### [Problem details]
Look for the line containing "Emit a Python" and the line containing "name=name, marker=dict(color=c, line=dict(width=0))))" in the entries below. Copy those two and all lines between them exactly, leaving out pictures.
┄┄┄┄┄┄┄┄┄┄┄┄┄┄┄┄┄┄┄┄
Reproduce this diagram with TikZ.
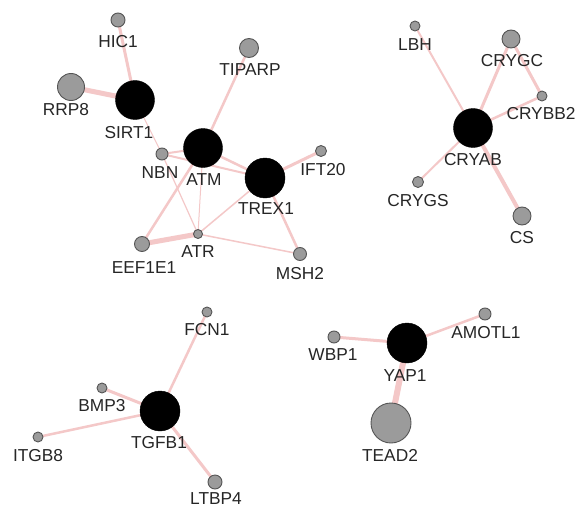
\documentclass[tikz,border=0pt]{standalone}
\usepackage{fontspec}
\setmainfont{Liberation Sans}
\usetikzlibrary{backgrounds}
\definecolor{edgepink}{RGB}{244,200,200}
\definecolor{nodegray}{RGB}{155,155,155}
\definecolor{rimgray}{RGB}{85,85,85}
\tikzset{
  hub/.style={circle, fill=black, draw=black, inner sep=0pt, minimum size=#1},
  leaf/.style={circle, fill=nodegray, draw=rimgray, line width=0.9pt, inner sep=0pt, minimum size=#1},
  lbl/.style={inner sep=0pt, anchor=center, text=black!85, font=\fontsize{17.3}{19}\selectfont},
  link/.style={draw=edgepink, line width=#1, line cap=round},
}
\begin{document}
\begin{tikzpicture}[x=1pt, y=-1pt]
\useasboundingbox (0,0) rectangle (577,508);

% ---- DNA damage cluster ----
\node[leaf=14pt] (HIC1)   at (118,20)  {};
\node[leaf=27pt] (RRP8)   at (71,87)   {};
\node[hub=39pt]  (SIRT1)  at (135,100) {};
\node[leaf=19pt] (TIPARP) at (249,48)  {};
\node[hub=39pt]  (ATM)    at (203,148) {};
\node[leaf=12pt] (NBN)    at (162,154) {};
\node[hub=40pt]  (TREX1)  at (265,178) {};
\node[leaf=11pt] (IFT20)  at (321,151) {};
\node[leaf=9pt]  (ATR)    at (198,234) {};
\node[leaf=15pt] (EEF1E1) at (142,244) {};
\node[leaf=13pt] (MSH2)   at (300,254) {};

\node[lbl] (HIC1-l)   at (118,42)  {HIC1};
\node[lbl] (RRP8-l)   at (66,110)  {RRP8};
\node[lbl] (SIRT1-l)  at (129,133) {SIRT1};
\node[lbl] (TIPARP-l) at (250,70)  {TIPARP};
\node[lbl] (ATM-l)    at (204,180) {ATM};
\node[lbl] (NBN-l)    at (160,173) {NBN};
\node[lbl] (TREX1-l)  at (266,209) {TREX1};
\node[lbl] (IFT20-l)  at (323,170) {IFT20};
\node[lbl] (ATR-l)    at (198,252) {ATR};
\node[lbl] (EEF1E1-l) at (144,268) {EEF1E1};
\node[lbl] (MSH2-l)   at (300,274) {MSH2};

% ---- crystallin cluster ----
\node[leaf=10pt] (LBH)    at (415,26)  {};
\node[leaf=18pt] (CRYGC)  at (511,39)  {};
\node[leaf=10pt] (CRYBB2) at (542,96)  {};
\node[hub=39pt]  (CRYAB)  at (473,128) {};
\node[leaf=11pt] (CRYGS)  at (418,182) {};
\node[leaf=18pt] (CS)     at (522,216) {};

\node[lbl] (LBH-l)    at (415,45)  {LBH};
\node[lbl] (CRYGC-l)  at (512,61)  {CRYGC};
\node[lbl] (CRYBB2-l) at (541,114) {CRYBB2};
\node[lbl] (CRYAB-l)  at (473,160) {CRYAB};
\node[lbl] (CRYGS-l)  at (418,201) {CRYGS};
\node[lbl] (CS-l)     at (522,238) {CS};

% ---- TGF-beta cluster ----
\node[leaf=10pt] (FCN1)  at (207,312) {};
\node[leaf=10pt] (BMP3)  at (102,388) {};
\node[hub=40pt]  (TGFB1) at (160,411) {};
\node[leaf=10pt] (ITGB8) at (38,437)  {};
\node[leaf=14pt] (LTBP4) at (215,482) {};

\node[lbl] (FCN1-l)  at (207,330) {FCN1};
\node[lbl] (BMP3-l)  at (102,406) {BMP3};
\node[lbl] (TGFB1-l) at (159,443) {TGFB1};
\node[lbl] (ITGB8-l) at (38,456)  {ITGB8};
\node[lbl] (LTBP4-l) at (216,499) {LTBP4};

% ---- Hippo cluster ----
\node[leaf=12pt] (WBP1)   at (334,337) {};
\node[hub=40pt]  (YAP1)   at (407,343) {};
\node[leaf=12pt] (AMOTL1) at (485,314) {};
\node[leaf=40pt] (TEAD2)  at (391,423) {};

\node[lbl] (WBP1-l)   at (333,355) {WBP1};
\node[lbl] (YAP1-l)   at (405,376) {YAP1};
\node[lbl] (AMOTL1-l) at (486,333) {AMOTL1};
\node[lbl] (TEAD2-l)  at (390,455) {TEAD2};

% ---- interactions, drawn beneath the nodes ----
\begin{scope}[on background layer]
\fill[white] (0,0) rectangle (577,508);
\draw[link=3pt]   (HIC1.center)   -- (SIRT1.center);
\draw[link=5pt]   (RRP8.center)   -- (SIRT1.center);
\draw[link=1pt]   (SIRT1.center)  -- (NBN.center);
\draw[link=2.5pt] (TIPARP.center) -- (ATM.center);
\draw[link=2pt]   (NBN.center)    -- (ATM.center);
\draw[link=2pt]   (NBN.center)    -- (TREX1.center);
\draw[link=2.5pt] (ATM.center)    -- (TREX1.center);
\draw[link=3pt]   (TREX1.center)  -- (IFT20.center);
\draw[link=2.5pt] (ATM.center)    -- (EEF1E1.center);
\draw[link=1.2pt] (NBN.center)    -- (ATR.center);
\draw[link=1pt]   (ATM.center)    -- (ATR.center);
\draw[link=1.5pt] (TREX1.center)  -- (ATR.center);
\draw[link=5pt]   (EEF1E1.center) -- (ATR.center);
\draw[link=1.5pt] (ATR.center)    -- (MSH2.center);
\draw[link=2.5pt] (TREX1.center)  -- (MSH2.center);

\draw[link=2pt]   (LBH.center)    -- (CRYAB.center);
\draw[link=3pt]   (CRYGC.center)  -- (CRYAB.center);
\draw[link=3pt]   (CRYGC.center)  -- (CRYBB2.center);
\draw[link=2.5pt] (CRYBB2.center) -- (CRYAB.center);
\draw[link=2pt]   (CRYGS.center)  -- (CRYAB.center);
\draw[link=4pt]   (CS.center)     -- (CRYAB.center);

\draw[link=2.5pt] (FCN1.center)   -- (TGFB1.center);
\draw[link=3pt]   (BMP3.center)   -- (TGFB1.center);
\draw[link=2.5pt] (ITGB8.center)  -- (TGFB1.center);
\draw[link=3pt]   (LTBP4.center)  -- (TGFB1.center);

\draw[link=3pt]   (WBP1.center)   -- (YAP1.center);
\draw[link=2.5pt] (AMOTL1.center) -- (YAP1.center);
\draw[link=6pt]   (TEAD2.center)  -- (YAP1.center);
\end{scope}
\end{tikzpicture}
\end{document}
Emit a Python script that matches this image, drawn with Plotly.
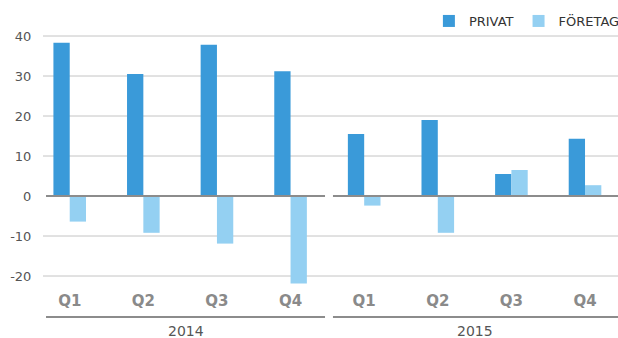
import plotly.graph_objects as go

years = ["2014", "2015"]
quarters = ["Q1", "Q2", "Q3", "Q4"]
series_names = ["PRIVAT", "FÖRETAG"]
privat = [38.3, 30.5, 37.8, 31.2, 15.5, 19.0, 5.5, 14.3]
foretag = [-6.4, -9.2, -11.9, -21.9, -2.4, -9.2, 6.5, 2.7]
y_ticks = [-20, -10, 0, 10, 20, 30, 40]
y_ticktext = ["-20", "-10", "0", "10", "20", "30", "40"]

colors = ["#3a9ad9", "#94d0f2"]
n = len(years) * len(quarters)
xpos = list(range(n))
xlabels = quarters * len(years)

W, H = 618, 338
ml, mr, mt, mb = 43, 0, 28, 48
xr = [-0.363, 7.448]
yr = [-23.5, 42]
plot_h = H - mt - mb

fig = go.Figure()
for name, vals, c in zip(series_names, [privat, foretag], colors):
    fig.add_trace(go.Bar(x=xpos, y=vals, name=name, marker=dict(color=c, line=dict(width=0))))

def xp(v):
    return (v - xr[0]) / (xr[1] - xr[0])

def yp(px):
    return (H - mb - px) / plot_h

# grid lines (excluding zero, which is drawn as segmented axis line)
for v in y_ticks:
    if v != 0:
        fig.add_shape(type="line", xref="paper", yref="y", x0=0, x1=1, y0=v, y1=v,
                      line=dict(color="#c4c4c4", width=1), layer="below")

segments = [(-0.322, 3.468), (3.576, 7.448)]
for (a, b), yl in zip(segments, years):
    fig.add_shape(type="line", xref="paper", yref="y", x0=xp(a), x1=xp(b), y0=0, y1=0,
                  line=dict(color="#8c8c8c", width=2), layer="above")
    fig.add_shape(type="line", xref="paper", yref="paper", x0=xp(a), x1=xp(b),
                  y0=yp(317), y1=yp(317),
                  line=dict(color="#8c8c8c", width=2))
    fig.add_annotation(xref="paper", yref="paper", x=(xp(a) + xp(b)) / 2, y=yp(331),
                       text=yl, showarrow=False, xanchor="center", yanchor="middle",
                       font=dict(family="DejaVu Sans", size=14, color="#555555"))

fig.update_layout(
    width=W, height=H,
    margin=dict(l=ml, r=mr, t=mt, b=mb, pad=0, autoexpand=False),
    paper_bgcolor="white", plot_bgcolor="white",
    barmode="group", bargap=0.557, bargroupgap=0,
    showlegend=True,
    legend=dict(orientation="h", xref="paper", yref="paper",
                x=1.012, xanchor="right", y=yp(21), yanchor="middle",
                bgcolor="rgba(0,0,0,0)",
                font=dict(family="DejaVu Sans", size=13, color="#333333"),
                itemwidth=30, traceorder="normal"),
    xaxis=dict(range=xr, tickmode="array", tickvals=xpos, ticktext=xlabels,
               showgrid=False, zeroline=False, showline=False,
               ticks="", tickfont=dict(family="DejaVu Sans", size=15, color="#8a8a8a", weight="bold")),
    yaxis=dict(range=yr, tickmode="array", tickvals=y_ticks, ticktext=y_ticktext,
               showgrid=False, zeroline=False, showline=False,
               ticks="outside", ticklen=8, tickcolor="rgba(0,0,0,0)",
               tickfont=dict(family="DejaVu Sans", size=13, color="#555555")),
)

fig.write_html("out.html")
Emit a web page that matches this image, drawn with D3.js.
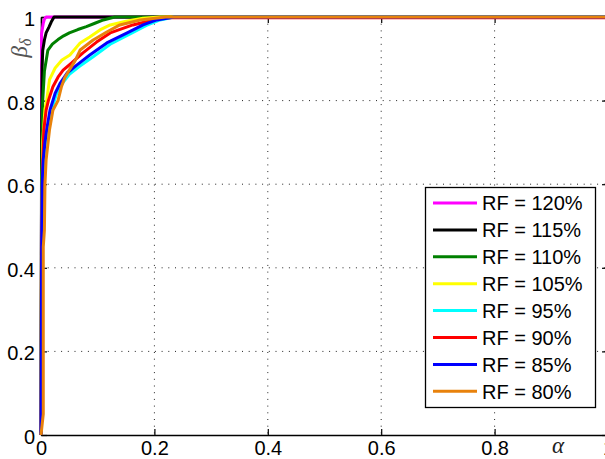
┄┄┄┄┄┄┄┄┄┄┄┄┄┄┄┄┄┄┄┄
### [Response below]
Emit a Python script that matches this image, drawn with Plotly.
import plotly.graph_objects as go

years = ["2014", "2015"]
quarters = ["Q1", "Q2", "Q3", "Q4"]
series_names = ["PRIVAT", "FÖRETAG"]
privat = [38.3, 30.5, 37.8, 31.2, 15.5, 19.0, 5.5, 14.3]
foretag = [-6.4, -9.2, -11.9, -21.9, -2.4, -9.2, 6.5, 2.7]
y_ticks = [-20, -10, 0, 10, 20, 30, 40]
y_ticktext = ["-20", "-10", "0", "10", "20", "30", "40"]

colors = ["#3a9ad9", "#94d0f2"]
n = len(years) * len(quarters)
xpos = list(range(n))
xlabels = quarters * len(years)

W, H = 618, 338
ml, mr, mt, mb = 43, 0, 28, 48
xr = [-0.363, 7.448]
yr = [-23.5, 42]
plot_h = H - mt - mb

fig = go.Figure()
for name, vals, c in zip(series_names, [privat, foretag], colors):
    fig.add_trace(go.Bar(x=xpos, y=vals, name=name, marker=dict(color=c, line=dict(width=0))))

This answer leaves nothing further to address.